Wednesday 23rd April 2008

The theme developed during the FICPI World Congress earlier this year revealed how many areas of intellectual property are presently in a state of imbalance.

The FICPI World Congress which took place in Paris this May, has been hailed as a major success. This was due in part to its splendid location and organisation, but also because of the importance and topicality of its chosen theme, namely the search for balance in all areas of intellectual property. As this theme was developed during the Congress by the many distinguished speakers, it became clear how many areas of intellectual property are presently in a state of imbalance, and that this is due to a large number of essentially unrelated factors which have all come to the fore at this time.

In the area of patents there is the ongoing concern at the quality of patents being granted, as well as the subject matter of their inventions, with these concerns particularly affecting the areas of business methods and software. Another area of concern is the recent emergence of the so called patent trolls, which have gained international prominence with NTP’s pursuit of the manufacturer of the Blackberry™ handhelds and which until the recent last minute settlement would have resulted in the Blackberry™ devices being the subject of an injunction. These relatively new factors are however just additional stress points in an area which has always been the subject of inherent tensions between the competing interests of IP owners and users. Included in the many examples of such tensions that were identified in Paris, the North/South conflict of course, especially in respect of the availability of patented pharmaceuticals, loomed large. However there were many other examples where valid positions could be taken by both sides of the debate.

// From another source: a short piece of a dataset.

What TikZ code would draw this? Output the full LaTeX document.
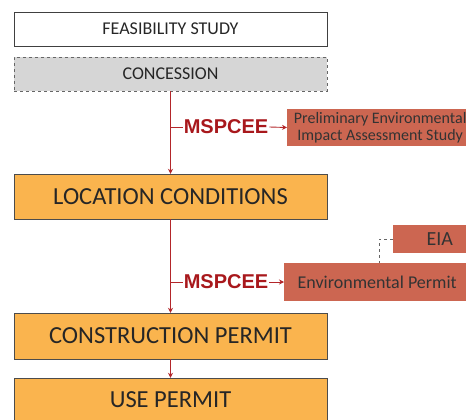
\documentclass[tikz,border=0pt]{standalone}
\usepackage{fontspec}
\setmainfont{Carlito}
\newfontfamily\arialbold{Liberation Sans}[BoldFont={* Bold}]
\usetikzlibrary{arrows.meta, positioning, shadows}

\definecolor{stageorange}{HTML}{FAB44E}
\definecolor{envsalmon}{HTML}{CC6651}
\definecolor{flowred}{HTML}{B3262A}
\definecolor{agencyred}{HTML}{A8181C}

\tikzset{
  plainbox/.style={draw=black!75, fill=white, minimum width=313pt, minimum height=34pt,
    font=\fontsize{18}{20}\selectfont, text=black!85},
  concbox/.style={plainbox, dashed, draw=black!60, fill=black!16},
  stagebox/.style={draw=black!70, fill=stageorange, minimum width=313pt,
    font=\fontsize{24.5}{28}\selectfont, text=black!85,
    drop shadow={shadow xshift=1.2pt, shadow yshift=-1.2pt, opacity=.45}},
  envbox/.style={fill=envsalmon, text=black!80, align=center, anchor=west},
  agency/.style={font=\arialbold\bfseries\fontsize{20}{22}\selectfont, text=agencyred, inner sep=1pt},
  flow/.style={draw=flowred, line width=0.9pt},
  tip/.style={-{Stealth[length=5pt,width=5pt]}}
}

\begin{document}
\begin{tikzpicture}[x=1pt, y=1pt]
	     \clip (0,0) rectangle (466,-420);

	     % nodes %
		 \node[plainbox] (feas) at (170.5,-29) {FEASIBILITY STUDY};
		 \node[concbox] (conc) at (170.5,-74) {CONCESSION};
		 \node[stagebox, minimum height=45pt] (loc) at (170.5,-196.5) {LOCATION CONDITIONS};
		 \node[stagebox, minimum height=46pt] (cons) at (170.5,-336) {CONSTRUCTION PERMIT};
		 \node[stagebox, minimum height=44pt] (use) at (170.5,-400) {USE PERMIT};

		 \node[agency] (msp1) at (226,-127) {MSPCEE};
		 \node[agency] (msp2) at (226,-282) {MSPCEE};

		 \node[envbox, minimum width=186pt, minimum height=35pt, font=\fontsize{16}{17}\selectfont] (pre) at (287,-127.5)
		   {Preliminary Environmental\\Impact Assessment Study};
		 \node[envbox, minimum width=186pt, minimum height=38pt, font=\fontsize{18}{20}\selectfont] (env) at (284,-282)
		   {Environmental Permit};
		 \node[envbox, minimum width=93pt, minimum height=28pt, font=\fontsize{20}{22}\selectfont] (eia) at (393,-239)
		   {EIA};
		 \coordinate (envtop) at (379,-263);

		 % edges %
		 \draw[flow, tip] (conc.south) -- (loc.north);
		 \draw[flow, tip] (loc.south) -- (cons.north);
		 \draw[flow, tip] (cons.south) -- (use.north);
		 \draw[flow] (msp1.west -| conc.south) -- (msp1.west);
		 \draw[flow] (msp2.west -| loc.south) -- (msp2.west);
		 \draw[flow, tip] (msp1.east) -- (pre.west);
		 \draw[flow, tip] (msp2.east) -- (env.west);
		 \draw[dashed, black!60, line width=0.8pt] (eia.west) -| (envtop);
	     \end{tikzpicture}
\end{document}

Many possible solutions were discussed in Paris ranging from the denial or dilution of the relevant intellectual property right to the use of some superimposed right such as a compulsory licence or a right of repair. None had any clear universal application but the Paris Congress had asked the right question, and if the intellectual property system is to prosper the search for the correct balance must be vigorously pursued until the solutions are found.

This editorial comment was published in Patent World in September 2006.